A few months ago I made a medical decision that led to a negative outcome for one of my kids. It was not life-threatening, but my anxiety clung onto the thought and intensified it. I had a several hour period where I felt incapacitated by worry. My thoughts were racing and seeking out horrible (unrealistic) outcomes. The worry was not just in my head. It physically hurt and I wanted more than anything for the worry and discomfort to stop.
I was like a passenger on a runaway train.
Imagine being on a runaway train. You are speeding, you feel the lift of the wheels off the track, every turn is so sharp, your heart is racing, your stomach is churning, you feel physically sick. More than anything you want to get off. You want to be on stable ground. You want to breathe normally. But the train is out of control.
Our thoughts can be like runway trains. They go on wild rides, making creatively intense and sometimes disturbing turns. And it is a ride that you do not want to be on.
Get off the train.
Get off.
There is a distinct difference in watching a speeding train and being on a speeding train.
With our thoughts we can step back and watch them. Notice them. But NOT ride them.
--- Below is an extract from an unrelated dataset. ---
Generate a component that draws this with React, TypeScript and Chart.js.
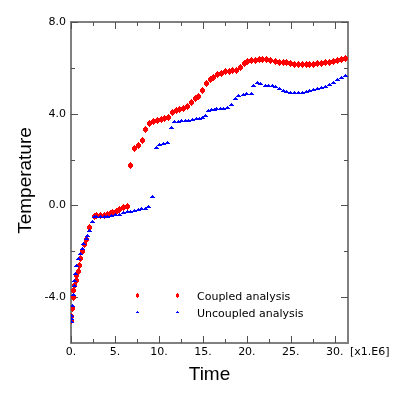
import React, { useEffect, useRef } from "react";
import { Chart, registerables } from "chart.js";

Chart.register(...registerables);

// ---- data (time in units of 1e6, temperature) ----
const coupledTime = [
  0.06, 0.11, 0.17, 0.23, 0.34, 0.45, 0.57, 0.68, 0.8, 0.95, 1.1, 1.36, 1.55, 1.77, 2.08,
  2.65, 2.95, 3.33, 3.78, 4.13, 4.47, 4.77, 5.15, 5.57, 6.02, 6.4,
  6.77, 7.23, 7.68, 8.14, 8.48, 8.93, 9.39, 9.84, 10.3, 10.6, 11.1, 11.5, 12.0, 12.3, 12.8,
  13.25, 13.7, 14.16, 14.5, 14.95, 15.4, 15.86, 16.2, 16.66, 17.1, 17.57, 18.0, 18.36, 18.8,
  19.27, 19.7, 20.07, 20.5, 20.98, 21.4, 21.8, 22.2, 22.7, 23.2, 23.7, 24.15, 24.5, 25.0,
  25.45, 25.9, 26.36, 26.8, 27.16, 27.6, 28.07, 28.5, 28.98, 29.4, 29.9, 30.3, 30.8, 31.25,
];
const coupledTemp = [
  -5.03, -4.86, -4.48, -4.0, -3.7, -3.48, -3.29, -3.04, -2.9, -2.6, -2.3, -1.99, -1.7, -1.48, -0.96,
  -0.47, -0.44, -0.44, -0.42, -0.39, -0.35, -0.31, -0.25, -0.17, -0.09, -0.03,
  1.73, 2.49, 2.63, 2.83, 3.31, 3.59, 3.66, 3.72, 3.75, 3.79, 3.84, 4.06, 4.14, 4.19, 4.23,
  4.32, 4.49, 4.67, 4.76, 5.02, 5.33, 5.51, 5.6, 5.69, 5.77, 5.83, 5.86, 5.89, 5.89,
  6.0, 6.18, 6.28, 6.33, 6.34, 6.38, 6.38, 6.35, 6.32, 6.28, 6.24, 6.24, 6.24, 6.2,
  6.16, 6.16, 6.15, 6.15, 6.15, 6.16, 6.18, 6.2, 6.24, 6.24, 6.28, 6.31, 6.35, 6.41,
];

const uncoupledTime = [
  0.04, 0.07, 0.1, 0.15, 0.25, 0.35, 0.45, 0.52, 0.68, 0.86, 1.03, 1.28, 1.47, 1.73, 1.93, 2.11,
  2.46, 2.65, 2.95, 3.33, 3.78, 4.13, 4.58, 5.03, 5.48, 5.94, 6.4, 6.82, 7.23, 7.68, 8.07, 8.48,
  8.82, 9.27,
  9.73, 10.07, 10.5, 10.98, 11.43, 11.77, 12.2, 12.6, 13.0, 13.4, 13.8, 14.27, 14.6, 14.9, 15.26,
  15.6, 15.94, 16.3, 16.6, 17.0, 17.35, 17.76, 18.2, 18.67, 19.1, 19.58, 20.0, 20.47, 20.8,
  21.17, 21.6, 22.08, 22.5, 22.9, 23.3, 23.75, 24.2, 24.55, 25.0, 25.45, 25.9, 26.36, 26.8,
  27.16, 27.6, 28.07, 28.5, 28.98, 29.4, 29.9, 30.3, 30.8, 31.25,
];
const uncoupledTemp = [
  -5.05, -4.93, -4.8, -4.35, -3.9, -3.5, -3.26, -2.97, -2.6, -2.31, -2.1, -1.88, -1.66, -1.44, -1.3, -1.08,
  -0.71, -0.5, -0.5, -0.48, -0.48, -0.47, -0.44, -0.41, -0.38, -0.32, -0.28, -0.26, -0.2, -0.17, -0.15, -0.12,
  -0.06, 0.39,
  2.51, 2.64, 2.7, 2.76, 3.39, 3.64, 3.68, 3.69, 3.7, 3.72, 3.75, 3.78, 3.8, 3.85, 3.93,
  4.14, 4.19, 4.19, 4.21, 4.22, 4.23, 4.28, 4.39, 4.67, 4.78, 4.84, 4.89, 4.89, 5.24,
  5.35, 5.31, 5.24, 5.24, 5.24, 5.2, 5.1, 5.02, 4.96, 4.93, 4.93, 4.93, 4.93, 4.96,
  5.0, 5.04, 5.1, 5.15, 5.2, 5.28, 5.38, 5.48, 5.57, 5.65,
];

const xMajorTicks = [0, 5, 10, 15, 20, 25, 30];
const xTickLabels = ["0.", "5.", "10.", "15.", "20.", "25.", "30."];
const xMinorTicks = [2.5, 7.5, 12.5, 17.5, 22.5, 27.5];
const yMajorTicks = [-4, 0, 4, 8];
const yTickLabels = ["-4.0", "0.0", "4.0", "8.0"];
const yMinorTicks = [-2, 2, 6];
const seriesNames = ["Coupled analysis", "Uncoupled analysis"];
const xUnitLabel = "[x1.E6]";
const xTitle = "Time";
const yTitle = "Temperature";

function makeMarker(rows: string[], color: string): HTMLCanvasElement {
  const c = document.createElement("canvas");
  c.width = rows[0].length;
  c.height = rows.length;
  const g = c.getContext("2d")!;
  g.fillStyle = color;
  rows.forEach((r, y) => {
    for (let x = 0; x < r.length; x++) if (r[x] === "X") g.fillRect(x, y, 1, 1);
  });
  return c;
}

export default function App() {
  const ref = useRef<HTMLCanvasElement | null>(null);

  useEffect(() => {
    const red = makeMarker(["..X..", ".XXX.", "XXXXX", "XXXXX", "XXXXX", ".XXX.", "..X.."], "#ff0000");
    const blue = makeMarker(["..X..", ".XXX.", "XXXXX"], "#0000ff");
    const redSmall = makeMarker([".X.", "XXX", "XXX", "XXX", ".X."], "#ff0000");
    const blueSmall = makeMarker([".X.", "XXX"], "#0000ff");

    const framePlugin = {
      id: "frame",
      beforeDatasetsDraw(chart: any) {
        const ctx = chart.ctx;
        const { left, right, top, bottom } = chart.chartArea;
        const xs = chart.scales.x;
        const ys = chart.scales.y;
        ctx.save();
        ctx.strokeStyle = "#808080";
        ctx.lineWidth = 2;
        ctx.strokeRect(left, top, right - left, bottom - top);
        ctx.strokeStyle = "#505050";
        ctx.lineWidth = 1;
        const vt = (v: number, len: number) => {
          const px = Math.round(xs.getPixelForValue(v)) + 0.5;
          ctx.beginPath();
          ctx.moveTo(px, bottom);
          ctx.lineTo(px, bottom - len);
          ctx.moveTo(px, top);
          ctx.lineTo(px, top + len);
          ctx.stroke();
        };
        const ht = (v: number, len: number) => {
          const py = Math.round(ys.getPixelForValue(v)) + 0.5;
          ctx.beginPath();
          ctx.moveTo(left, py);
          ctx.lineTo(left + len, py);
          ctx.moveTo(right, py);
          ctx.lineTo(right - len, py);
          ctx.stroke();
        };
        xMajorTicks.forEach((v) => vt(v, 7));
        xMinorTicks.forEach((v) => vt(v, 4));
        yMajorTicks.forEach((v) => ht(v, 7));
        yMinorTicks.forEach((v) => ht(v, 4));

        ctx.fillStyle = "#000";
        ctx.font = "11px 'DejaVu Sans'";
        ctx.textAlign = "center";
        ctx.textBaseline = "alphabetic";
        xMajorTicks.forEach((v, i) => {
          ctx.fillText(xTickLabels[i], xs.getPixelForValue(v), bottom + 12);
        });
        ctx.textAlign = "left";
        ctx.fillText(xUnitLabel, right + 2, bottom + 12);
        ctx.textAlign = "right";
        ctx.textBaseline = "middle";
        yMajorTicks.forEach((v, i) => {
          ctx.fillText(yTickLabels[i], left - 5, ys.getPixelForValue(v));
        });

        ctx.font = "19px 'Liberation Sans'";
        ctx.textAlign = "center";
        ctx.textBaseline = "alphabetic";
        ctx.fillText(xTitle, (left + right) / 2, 380);
        ctx.save();
        ctx.translate(26, (top + bottom) / 2 - 2);
        ctx.rotate(-Math.PI / 2);
        ctx.textBaseline = "middle";
        ctx.fillText(yTitle, 0, 0);
        ctx.restore();
        ctx.restore();
        ctx.imageSmoothingEnabled = false;
      },
      afterDatasetsDraw(chart: any) {
        const ctx = chart.ctx;
        ctx.save();
        ctx.imageSmoothingEnabled = false;
        ctx.drawImage(redSmall, 136, 293);
        ctx.drawImage(redSmall, 176, 293);
        ctx.drawImage(blueSmall, 136, 311);
        ctx.drawImage(blueSmall, 176, 311);
        ctx.fillStyle = "#000";
        ctx.font = "11px 'DejaVu Sans'";
        ctx.textAlign = "left";
        ctx.textBaseline = "alphabetic";
        ctx.fillText(seriesNames[0], 197, 300);
        ctx.fillText(seriesNames[1], 197, 317);
        ctx.restore();
      },
    };

    const chart = new Chart(ref.current!, {
      type: "scatter",
      data: {
        datasets: [
          {
            label: seriesNames[0],
            data: coupledTime.map((t, i) => ({ x: t, y: coupledTemp[i] })),
            pointStyle: red as any,
            backgroundColor: "#ff0000",
            borderColor: "#ff0000",
            order: 2,
          },
          {
            label: seriesNames[1],
            data: uncoupledTime.map((t, i) => ({ x: t, y: uncoupledTemp[i] })),
            pointStyle: blue as any,
            backgroundColor: "#0000ff",
            borderColor: "#0000ff",
            order: 1,
          },
        ],
      },
      options: {
        animation: false,
        responsive: false,
        devicePixelRatio: 1,
        layout: { padding: { left: 71, top: 22, right: 69, bottom: 55 } },
        plugins: { legend: { display: false }, tooltip: { enabled: false } },
        scales: {
          x: { type: "linear", min: 0, max: 31.5, display: false },
          y: { type: "linear", min: -6, max: 8, display: false },
        },
      },
      plugins: [framePlugin],
    });
    return () => chart.destroy();
  }, []);

  return (
    <div style={{ position: "fixed", left: 0, top: 0, width: 417, height: 398, background: "#fff" }}>
      <canvas ref={ref} width={417} height={398} style={{ display: "block" }} />
    </div>
  );
}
When I had my recent episode of intense anxiety, I was on the train for several hours. I kept trying to get off, kept trying to notice the thoughts without riding them, but I was drawn back in multiple times.
Eventually I got off the train. It was still uncomfortable but I could breathe again. Being off the train did not mean the thoughts were not there. It meant I could have the worry thoughts, but I noticed them instead of letting them take over.
I view my thoughts as a train. A train that I am choosing not to get on. I notice the train and wave as it speeds on by.